Credibility of the oracle

To maintain their credibility, oracles use many tips. First – they use many sources of data. This makes it unlikely that they will receive erroneous information. Tip two – they use many oracles to collect data. This eliminates points of failure, but there is a risk of receiving false sources of information. Tip three – incentive systems. To be sure that users involved in information collection are honest, oracles use a stake-slashing mechanism. If the work is done well – the user is rewarded with tokens.

Use of oracles

  1. Market prediction – Augur and Gnosis use crowd knowledge to know the future state of the market. In this case, knowledge is ‘captured’ using multiple oracles. 
  2. Insurance system – using oracles, we can purchase insurance. They also solve a major problem in this sector – fraud. 
  3. Stability of stablecoins – e.g. DAI uses oracles to check and monitor the price of Ethereum. 
  4. DeFi – oracles provide decentralized finance with reliable information, e.g., pricing.
  5. Shipments – oracles could effectively map the location of tracking shipments, replacing GPS systems.

Oracles – the problems 

You can see for yourself that oracles are an important component of the blockchain ecosystem. However, one of the problems with oracles is hacking attacks. Therefore, it is significant that in its design, the smart contract based on it is not compromised.

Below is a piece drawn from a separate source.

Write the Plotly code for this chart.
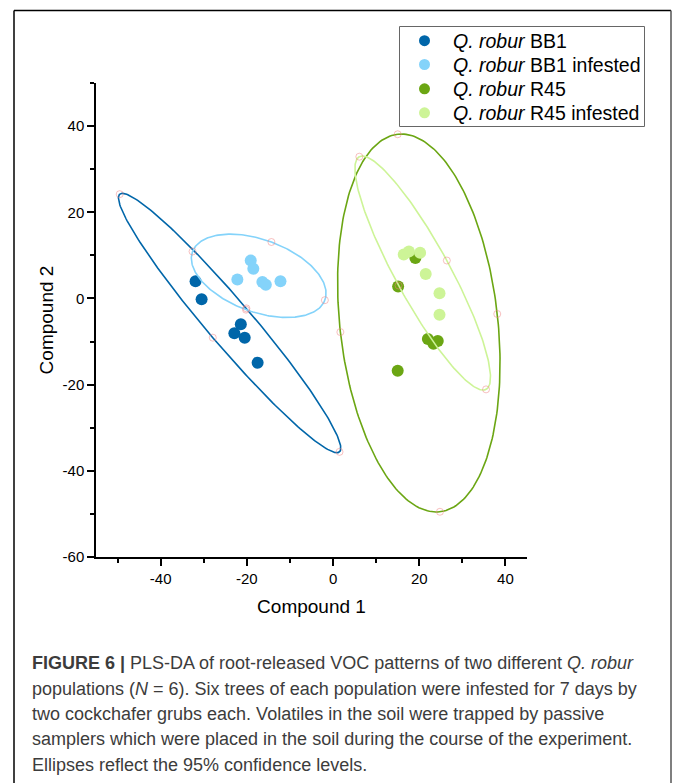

Moreover, unfortunately, oracles are not subject to the security mechanisms that public blockchains provide.

Summary

Oracles are essential in the crypto industry. By connecting blockchain to the real world, they will effectively accelerate its global adoption. Users will then have confidence that smart contracts are operating safely and responsibly. They still have a long way to go, but with their help, there are sure to be many projects that will transform current industries.